When compiling MapReduce jobs against a Hadoop installation, you need to include the correct classpath to resolve Hadoop dependencies. The yarn classpath command handles this automatically.
Getting the classpath
Run this command to output the full classpath:
yarn classpath
If yarn isn’t in your $PATH, use the full path:
$HADOOP_HOME/bin/yarn classpath
Replace $HADOOP_HOME with your actual Hadoop installation directory. The command outputs a colon-separated list of JAR files and directories that Hadoop requires.
Compiling with javac
To compile your MapReduce code, pass the classpath directly to javac using command substitution:
javac -cp $(yarn classpath) MyMapReduceJob.java
This captures the output of yarn classpath and uses it as the compilation classpath.

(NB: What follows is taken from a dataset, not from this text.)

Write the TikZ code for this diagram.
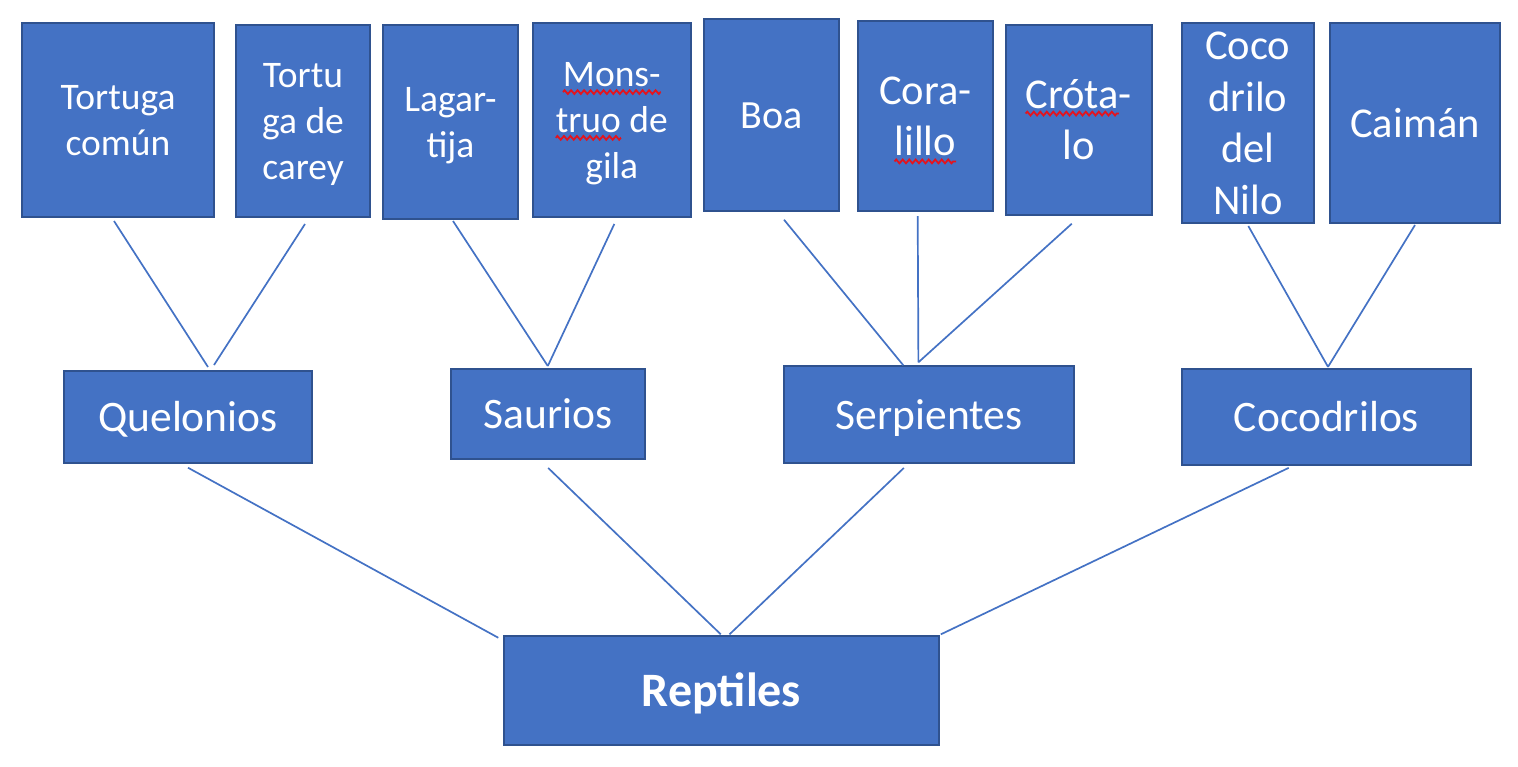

For multiple source files:
javac -cp $(yarn classpath) -d build/ src/*.java
This compiles all Java files in src/ and places class files in the build/ directory.
Setting the classpath persistently
For shell scripts or repeated compilation, export the classpath as an environment variable:
export HADOOP_CLASSPATH=$(yarn classpath)
javac -cp $HADOOP_CLASSPATH MyMapReduceJob.java
You can add this to your .bashrc or .bash_profile if you work with Hadoop frequently, but be aware that HADOOP_CLASSPATH has special meaning in Hadoop — it’s the user classpath that gets prepended to the system classpath at runtime. For compilation purposes, yarn classpath is more appropriate.
Verifying and debugging classpath issues
If compilation fails with “cannot find symbol” errors, verify the classpath is correct:
yarn classpath
echo $?
Check that the command exits with status 0 and outputs paths without errors. The output should include JARs like:
hadoop-common-*.jarhadoop-mapreduce-client-core-*.jarhadoop-hdfs-client-*.jarhadoop-yarn-*.jar
Verify all listed paths actually exist:
yarn classpath | tr ':' '\n' | while read jar; do
[ -e "$jar" ] || echo "Missing: $jar"
done
If paths are missing, your Hadoop installation may be incomplete. Check that $HADOOP_HOME is set correctly:
echo $HADOOP_HOME
ls -la $HADOOP_HOME/share/hadoop/
The share/hadoop/ directory should contain subdirectories like common/, hdfs/, mapreduce/, and yarn/.
Using build tools instead
For new projects, Maven or Gradle are strongly preferred over manual classpath management. They handle dependency resolution automatically and make your project reproducible:
Maven:
<dependency>
<groupId>org.apache.hadoop</groupId>
<artifactId>hadoop-mapreduce-client-core</artifactId>
<version>3.3.6</version>
</dependency>
Gradle:
dependencies {
implementation 'org.apache.hadoop:hadoop-mapreduce-client-core:3.3.6'
}
You’ll also typically need hadoop-common and hadoop-hdfs-client dependencies depending on your job requirements.
Runtime vs. compilation classpath
When you actually submit a MapReduce job to the cluster, use hadoop jar:
hadoop jar MyJob.jar com.example.MyJobClass input/ output/
The hadoop jar command automatically includes the correct runtime classpath. You don’t need to manually specify it for job submission — the cluster handles classpath management through the Hadoop configuration.
The yarn classpath command is primarily useful for development-time compilation. At runtime, Hadoop manages the classpath internally based on the installed version and configuration.